The Ten Commandments thoroughly describe God’s expectations for us and lay boundaries for our relationship with God and with other people. The Creed lays the basics of how we are to think and believe in God. The Lord’s Prayer teaches us how to speak with God and clearly what we are to expect from Him. And the Sacraments give us proper expectations of God as regards the forgiveness of our sins and the sustained life in this hostile world. In a sense, we could say that preaching is a constant reminder of these expectations and boundaries. Because of our sinful natures, we are constantly trying to modify and change these expectations and boundaries to something we want or like instead of what God has set forth.
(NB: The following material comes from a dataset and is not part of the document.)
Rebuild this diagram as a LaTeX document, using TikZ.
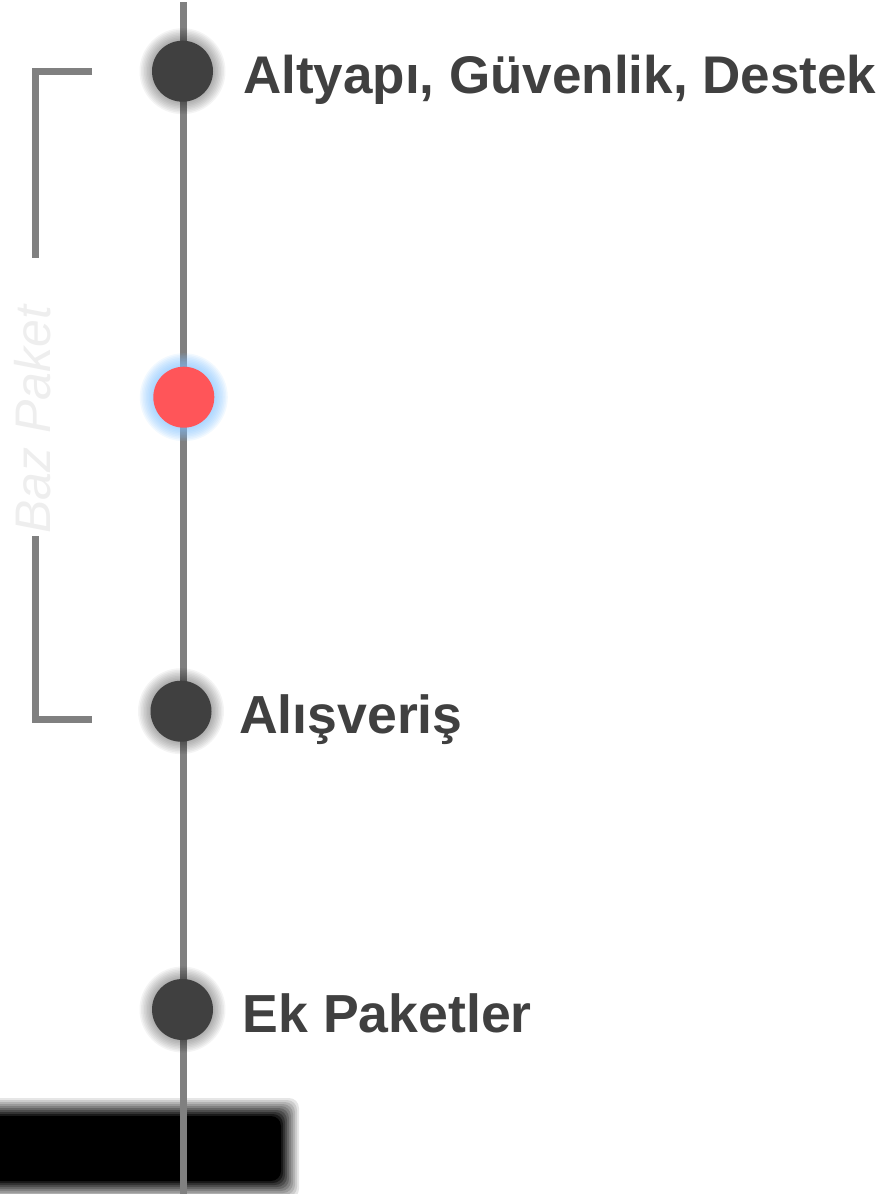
\documentclass[tikz,border=0pt]{standalone}
\usepackage{fontspec}
\setmainfont{Liberation Sans}
\definecolor{railgray}{HTML}{808080}
\definecolor{dotdark}{HTML}{404040}
\definecolor{hotred}{HTML}{FF5559}
\definecolor{glowblue}{HTML}{7FC0FF}
\definecolor{tagpale}{HTML}{EEEEEE}
\begin{document}
\begin{tikzpicture}[x=1pt,y=-1pt,
  rail/.style={draw=railgray, line width=7pt},
  bracketline/.style={draw=railgray, line width=7pt, line join=miter},
  dot/.style={circle, inner sep=0pt, minimum size=61pt, fill=dotdark},
  hotdot/.style={dot, fill=hotred},
  itemtext/.style={anchor=base west, inner sep=0pt, text=dotdark,
    font=\bfseries\fontsize{53.6}{60}\selectfont},
  tagtext/.style={anchor=base west, inner sep=0pt, text=tagpale, rotate=90,
    font=\itshape\fontsize{50}{56}\selectfont}]
\useasboundingbox (0,0) rectangle (891,1194);

% blurred black bar at the foot, built from stacked translucent layers
\foreach \k in {1,...,10}{
  \pgfmathsetmacro{\off}{11-2*\k}
  \pgfmathsetmacro{\op}{1/(11-\k)}
  \fill[black, opacity=\op, rounded corners=10pt]
    (-40-\off,1107-\off) rectangle (290+\off,1190+\off);
}

% timeline rail
\coordinate (railtop) at (183,2);
\coordinate (railbot) at (183,1194);
\draw[rail] (railtop) -- (railbot);

% positions of the stops
\coordinate (p1) at (182.5,71.2);
\coordinate (p2) at (183.8,397.2);
\coordinate (p3) at (181,711.2);
\coordinate (p4) at (182.5,1009.5);

% soft shadows and glow
\foreach \p in {p1,p3,p4}{
  \foreach \r in {43,41.5,...,31}{
    \fill[black, opacity=0.045] (\p) circle (\r pt);
  }
}
\foreach \r in {44,42.5,...,31}{
  \fill[glowblue, opacity=0.1] (p2) circle (\r pt);
}

% stops
\node[dot] (s1) at (p1) {};
\node[hotdot] (s2) at (p2) {};
\node[dot] (s3) at (p3) {};
\node[dot] (s4) at (p4) {};

% labels
\node[itemtext, font=\bfseries\fontsize{53}{60}\selectfont] (t1) at (243,93.3) {Altyapı, Güvenlik, Destek};
\node[itemtext] (t3) at (239,733) {Alışveriş};
\node[itemtext] (t4) at (242.5,1032.5) {Ek Paketler};

% bracket grouping the base package
\draw[bracketline] (92,71.5) -- (35.5,71.5) -- (35.5,258);
\draw[bracketline] (35.5,536) -- (35.5,719.5) -- (92,719.5);
\node[tagtext] (tag) at (50,534) {Baz Paket};
\end{tikzpicture}
\end{document}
There is a strain of Christianity that follows a modern theology. I guess they consider it a more enlightened theology. The way they think is that it doesn’t matter if Jesus rose from the dead. Certainly this is contrary to what Paul says in this one verse from our Gospel text as well as from the rest of the New Testament canon. This kind of thinking undoes all of Scripture as it removes the hope of a bodily resurrection for all of us. If Christ did not rise, then none of us will. Now they might say we will have a spiritual resurrection, but if everything is just spiritual, what does that have to say about Christ’s incarnation and his substitutionary atonement. If He did not rise as the first fruits from the dead, did He actually die for us? Did He actually become man as us? Such thinking undoes all of Christianity and undoes all the expectations that we can have of God, like a resurrection unto life eternal. Such a distortion of the Faith damages man’s relationship with God because it undoes the expectations we are to have of God.
Jesus lays out some proper expectations for us in today’s Gospel reading and declares how blessed we are and will be if we can maintain these expectations in check. After healing all of them, He tells the crowd, how blessed are the poor, for theirs is the kingdom of God. Conversely, He levies a woe against those who are rich, for they have received their consolation. Some may ask, maybe even you, if Jesus is talking materially or spiritually. Does Jesus mean that we should be poor in spirit or just plain poor? The answer is yes.
We are to be poor in spirit, that is, devoid of any means to help ourselves and dependent completely on God for inclusion in His kingdom. There is no beautiful kingdom that we are going to build with our hands or minds. And we are to be poor materially, in that, we have no trust in things as the means or the proof of anything beyond a present capability to help others. God does not give us wealth because He is more pleased with us than our neighbor nor does He punish us with poverty because we have been disobedient. Wealth is simply a tool by which we live and provide for certain necessities as well as support the ministry of the Gospel here and abroad. It should not be the thing in which we trust or the thing on which we depend. If we find our comfort in the fact that we have enough in the bank to have a good retirement or we believe that our savings is sufficient to see us through any calamity, we have already received our reward. That means we have exactly what we hoped for, material comfort only. If our trust is in the nest egg, then the nest egg is our consolation. But if our trust is in God and in the promises that HE made, and the guarantee of a resurrection like Jesus, then the wealth of this world provides no consolation or buffer from the ills of this world. Our hope is not that we will survive this life in comfort and ease, but that we endure this life in faith in Jesus and a hope that reaches for the riches of life in the presence of the holy Triune God.
It is a difficult thing to set aside present day comforts and the things that we think bring us happiness. It is impossible for us, without the help and aid of God Himself, to set aside wealth and to be poor, depending upon something that we see by faith. But this is the holy expectation of our right relationship with God, that we will be far rich than we can imagine, our comfort far greater than earthly possible, in the resurrection that we shall enjoy on the Last Day. For us and this reason, God sets forth the boundaries that we are to observe in action and thought to guard us against false belief. But He also establishes great expectations for us in this relationship that through the Gospel and the Sacraments, His Spirit is always working to preserve us as poor upon this earth, forgiving our sins and maintaining us as citizens of God’s kingdom, keeping us from false hopes of earthly rewards and our eyes upon the prize of a full resurrection of body and soul just like that of our Lord Jesus Christ.
The peace of God which passes all understanding, keep your hearts and your minds in Christ Jesus. Amen.